Le rêve

(la plupart de nos rêves ne possèdent qu’une plénitude close. Désagréables ou heureux, leurs énigmes ont une sorte de suffisance dans laquelle nous pouvons sans fin nous tourner et retourner sans que rien ne change dans notre vie. Mais parfois, en des nuits très rares, il arrive qu’un songe constitue l’une de nos heures essentielles, qu’il éclaire, sans la moindre démonstration, le chiffre de nos jours, qu’il nous transporte là où notre désir d’infini et la conscience de notre finitude ne sont qu’un, là où les préoccupations de la vie usuelle, téléguidée et partant de faux maître, nous interdisent bien souvent de nous tenir : en notre âme même.)

Pascal RIOU, En notre âme même, Conférence n°22

Vivre

Paul Valet explique quelque part:

La question valérienne par excellence, non pas : être ou ne pas être (comme le croyait naïvement Hamlet) mais la vraie, la seule et unique : comment être en ce monde tout en n’y étant pas véritablement ?

Et Maurice Chappaz, dans les entretiens publiés sous le titre de A-Dieu-vat:

(Vivre est une énigme).
Je trouve très heureux qu’on ne sache rien. Il y a un mystère, on ne sait rien et on doit vivre. Et vivre, c’est la réponse à cette énigme, à ce fait qu’on ne sait rien. Mais il y a une réponse à donner et pas n’importe laquelle.

Attendre

Que faire, sinon attendre, espérer malgré tout, se souvenir de ce qui se passe en nous de profondément inconnu, mais exigeant. Cette énigme tenace, cette réserve éblouie, cette familiarité dont nous ne saurons rien, sinon qu’elle nous restitue ce qui nous est étrange.

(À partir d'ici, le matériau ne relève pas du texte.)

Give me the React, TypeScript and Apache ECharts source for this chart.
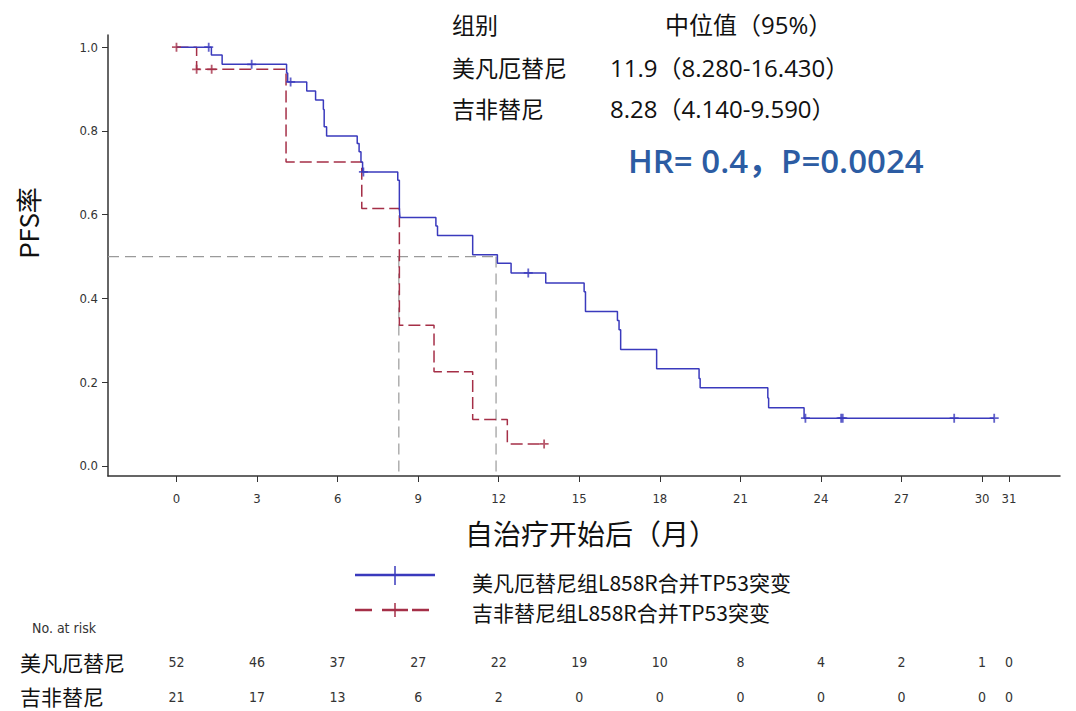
import React, { useEffect, useRef } from 'react';
import * as echarts from 'echarts';

const months = [0, 3, 6, 9, 12, 15, 18, 21, 24, 27, 30, 31];
const yTicks = [0, 0.2, 0.4, 0.6, 0.8, 1.0];
const riskMefan = [52, 46, 37, 27, 22, 19, 10, 8, 4, 2, 1, 0];
const riskGef = [21, 17, 13, 6, 2, 0, 0, 0, 0, 0, 0, 0];

const mefanTimes = [0, 1.3, 1.7, 4.1, 4.14, 4.85, 5.18, 5.47, 5.5, 5.59, 6.73, 6.8, 6.87, 6.93, 8.24, 8.3, 8.32, 9.66, 9.72, 11.03, 11.95, 12.46, 13.75, 15.18, 15.23, 16.42, 16.48, 16.54, 17.88, 19.46, 19.5, 22.02, 22.05, 23.37];
const mefanSurv = [1.0, 0.981, 0.959, 0.938, 0.917, 0.895, 0.874, 0.851, 0.81, 0.788, 0.77, 0.75, 0.726, 0.702, 0.682, 0.615, 0.593, 0.573, 0.55, 0.504, 0.484, 0.461, 0.437, 0.416, 0.369, 0.347, 0.325, 0.278, 0.232, 0.209, 0.187, 0.162, 0.139, 0.114];
const mefanCensorT = [1.2, 2.8, 4.25, 6.96, 13.1, 23.42, 24.75, 24.81, 28.96, 30.45];
const mefanCensorS = [1.0, 0.959, 0.917, 0.702, 0.461, 0.114, 0.114, 0.114, 0.114, 0.114];

const gefTimes = [0, 0.75, 4.08, 6.9, 8.3, 9.59, 11.03, 12.32];
const gefSurv = [1.0, 0.947, 0.726, 0.615, 0.336, 0.225, 0.111, 0.0525];
const gefCensorT = [0, 0.75, 1.31, 13.69];
const gefCensorS = [1.0, 0.947, 0.947, 0.0525];

const medianY = 0.5;
const medianMefan = 11.9;
const medianGef = 8.28;

const groupNames = ['美凡厄替尼', '吉非替尼'];
const legendNames = ['美凡厄替尼组L858R合并TP53突变', '吉非替尼组L858R合并TP53突变'];
const medianTexts = ['11.9（8.280-16.430）', '8.28（4.140-9.590）'];
const hrText = 'HR= 0.4，P=0.0024';

const X_MIN = -2.55;
const X_MAX = 32.9;
const Y_MIN = -0.024;
const Y_MAX = 1.029;

const BLUE = '#3a3abd';
const RED = '#a52f47';
const CJK = "'Noto Sans CJK SC', 'Noto Sans', sans-serif";
const LATIN_CJK = "'Open Sans', 'Noto Sans CJK SC', sans-serif";
const NARROW = "'Liberation Sans Narrow', 'DejaVu Sans Condensed', 'Roboto Condensed', 'Liberation Sans', sans-serif";
const PLUS = 'path://M4,0h2v4h4v2h-4v4h-2v-4h-4v-2h4z';

function stepPoints(times: number[], surv: number[], endT: number) {
  const pts: number[][] = [[times[0], surv[0]]];
  for (let i = 1; i < times.length; i++) {
    pts.push([times[i], surv[i - 1]]);
    pts.push([times[i], surv[i]]);
  }
  pts.push([endT, surv[surv.length - 1]]);
  return pts;
}

function zip(a: number[], b: number[]) {
  return a.map((v, i) => [v, b[i]]);
}

export default function App() {
  const ref = useRef<HTMLDivElement>(null);
  useEffect(() => {
    if (!ref.current) return;
    const chart = echarts.init(ref.current, null, { renderer: 'svg' });
    const grayLine = { color: '#9a9a9a', width: 1.2, type: [11, 6] as any };
    chart.setOption({
      animation: false,
      backgroundColor: '#ffffff',
      grid: { left: 108, right: 16, top: 35, bottom: 235 },
      xAxis: {
        type: 'value',
        min: X_MIN,
        max: X_MAX,
        splitLine: { show: false },
        axisLine: { onZero: false, lineStyle: { color: '#333', width: 1.5 } },
        axisTick: { customValues: months, length: 6, lineStyle: { color: '#333' } },
        axisLabel: { customValues: months, margin: 16, fontSize: 13, color: '#333', fontFamily: NARROW },
      },
      yAxis: {
        type: 'value',
        min: Y_MIN,
        max: Y_MAX,
        splitLine: { show: false },
        axisLine: { show: true, onZero: false, lineStyle: { color: '#333', width: 1.5 } },
        axisTick: { show: true, customValues: yTicks, length: 6, lineStyle: { color: '#333' } },
        axisLabel: {
          customValues: yTicks,
          margin: 10,
          fontSize: 13,
          color: '#333',
          fontFamily: NARROW,
          formatter: (v: number) => v.toFixed(1),
        },
      },
      series: [
        {
          type: 'line', data: [[X_MIN, medianY], [medianMefan, medianY]], showSymbol: false,
          lineStyle: grayLine, z: 1, silent: true,
        },
        {
          type: 'line', data: [[medianGef, medianY], [medianGef, Y_MIN]], showSymbol: false,
          lineStyle: grayLine, z: 1, silent: true,
        },
        {
          type: 'line', data: [[medianMefan, medianY], [medianMefan, Y_MIN]], showSymbol: false,
          lineStyle: grayLine, z: 1, silent: true,
        },
        {
          name: legendNames[1], type: 'line',
          data: stepPoints(gefTimes, gefSurv, gefCensorT[gefCensorT.length - 1]),
          showSymbol: false, lineStyle: { color: RED, width: 1.5, type: [12, 5] as any }, z: 2,
        },
        {
          name: legendNames[0], type: 'line',
          data: stepPoints(mefanTimes, mefanSurv, mefanCensorT[mefanCensorT.length - 1]),
          showSymbol: false, lineStyle: { color: BLUE, width: 1.5 }, z: 3,
        },
        {
          type: 'scatter', data: zip(gefCensorT, gefCensorS), symbol: PLUS, symbolSize: 9,
          itemStyle: { color: RED }, z: 4,
        },
        {
          type: 'scatter', data: zip(mefanCensorT, mefanCensorS), symbol: PLUS, symbolSize: 9,
          itemStyle: { color: BLUE }, z: 5,
        },
      ],
    });

    const px = (m: number) => chart.convertToPixel({ xAxisIndex: 0 }, m) as number;
    const elements: any[] = [];
    const txt = (x: number, y: number, text: string, size: number, opts: any = {}) => ({
      type: 'text', x, y, silent: true,
      style: {
        text, fontSize: size, fontFamily: opts.font || CJK, fill: opts.fill || '#111',
        align: opts.align || 'left', verticalAlign: 'middle', fontWeight: opts.weight || 'normal',
      },
      rotation: opts.rotation || 0,
    });
    // header table
    elements.push(txt(452, 24, '组别', 23));
    elements.push(txt(665, 24, '中位值（95%）', 24, { font: LATIN_CJK }));
    elements.push(txt(452, 67, groupNames[0], 23));
    elements.push(txt(610, 67, medianTexts[0], 24, { font: LATIN_CJK }));
    elements.push(txt(452, 108, groupNames[1], 23));
    elements.push(txt(610, 108, medianTexts[1], 24, { font: LATIN_CJK }));
    elements.push(txt(628, 160, hrText, 33, { fill: '#2c5ca3', weight: 600, font: LATIN_CJK }));
    // axis titles
    elements.push(txt(27, 223, 'PFS率', 26, { align: 'center', rotation: Math.PI / 2 }));
    elements.push(txt(591, 533, '自治疗开始后（月）', 28, { align: 'center' }));
    // legend
    elements.push({ type: 'line', silent: true, shape: { x1: 355, y1: 575, x2: 435, y2: 575 }, style: { stroke: BLUE, lineWidth: 2.5 } });
    elements.push({ type: 'line', silent: true, shape: { x1: 395, y1: 566, x2: 395, y2: 585 }, style: { stroke: BLUE, lineWidth: 1.5 } });
    elements.push({ type: 'line', silent: true, shape: { x1: 355, y1: 610, x2: 372, y2: 610 }, style: { stroke: RED, lineWidth: 2.5 } });
    elements.push({ type: 'line', silent: true, shape: { x1: 382, y1: 610, x2: 408, y2: 610 }, style: { stroke: RED, lineWidth: 2.5 } });
    elements.push({ type: 'line', silent: true, shape: { x1: 412, y1: 610, x2: 429, y2: 610 }, style: { stroke: RED, lineWidth: 2.5 } });
    elements.push({ type: 'line', silent: true, shape: { x1: 395, y1: 603, x2: 395, y2: 617 }, style: { stroke: RED, lineWidth: 1.5 } });
    elements.push(txt(472, 582, legendNames[0], 21));
    elements.push(txt(472, 612, legendNames[1], 21));
    // risk table
    elements.push(txt(32, 628, 'No. at risk', 14, { font: NARROW, fill: '#333' }));
    elements.push(txt(20, 662, groupNames[0], 21));
    elements.push(txt(20, 696, groupNames[1], 21));
    months.forEach((m, i) => {
      const x = px(m);
      elements.push(txt(x, 662, String(riskMefan[i]), 14, { font: NARROW, fill: '#333', align: 'center' }));
      elements.push(txt(x, 697, String(riskGef[i]), 14, { font: NARROW, fill: '#333', align: 'center' }));
    });
    chart.setOption({ graphic: { elements } });

    return () => chart.dispose();
  }, []);
  return (
    <div
      ref={ref}
      style={{ position: 'absolute', left: 0, top: 0, width: 1076, height: 711 }}
    />
  );
}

Jean-Claude PIROTTE, Boléro, p.97

Qu’est-ce qui est « résolu » ?

[Ce petit texte de Walter BENJAMIN fait écho en moi à … « l’irrésolu, qui le résout ?  » de Goethe, dans son hommage à Nezâmi . Benjamin répond à la question, d’autre façon. Le mystère, l’incertitude, demeurent].

Qu’est-ce qui est « résolu » ? Toutes les interrogations de la vie déjà vécue ne demeurent-elles pas derrière nous, comme une coupe de forêt qui nous bouchait la vue ? La défricher, ou ne serait-ce que l’éclaircir, nous y songeons à peine. Nous continuons à avancer, nous la laissons derrière nous, et, vue de loin, le regard peut certes l’embrasser, mais elle reste indistincte, incertaine et dans une confusion d’autant plus énigmatique.